Scale aspects of heat transport in the diamond anvil cell, in spectroscopic modeling, and in Earth's mantle: Implications for secular cooling

Examining length and time scales reveals ruinous problems in diverse determinations of thermal conductivity (k) involving the diamond anvil cell (DAC). (1) Conditions in laboratory experiments are optically thick (diffusive) for low-frequency phonons, but optically thin (ballistic) for high-frequency photons. Because speeds of photons are about ×105 those of phonons, ballistic photons transport heat over the short length and time scales of pulse-heating measurements in the DAC intended to measure phonons. Ballistic transport was confirmed by conducting pulse-heating experiments under various conditions. Not accounting for this time-dependent effect produces fallacious values for the lattice contribution to k. (2) In DAC optical spectroscopy, strong refraction was misinterpreted as sample absorption and its affect on path length went unnoticed, resulting in invalid calculations of the radiative diffusive component of k.
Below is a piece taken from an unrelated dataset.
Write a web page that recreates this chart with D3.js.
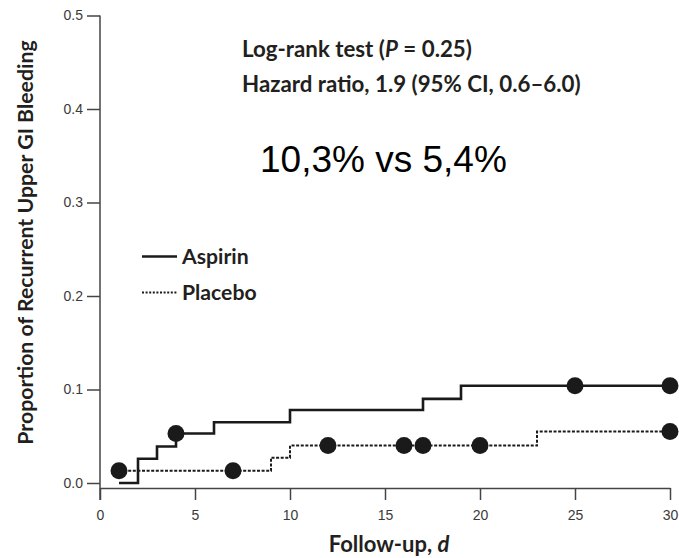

Better estimates of lower mantle k are summarized. Scaling aspects point to the controls exerted by radiative transfer early in Earth's history and the importance of mantle layers to Earth's present thermal state. Diffusion of radiation is fast, making retention of primordial heat improbable: thus today's Earth is in quasi-steady-state, wherein its emitted heat is derived solely from current radiogenic contents.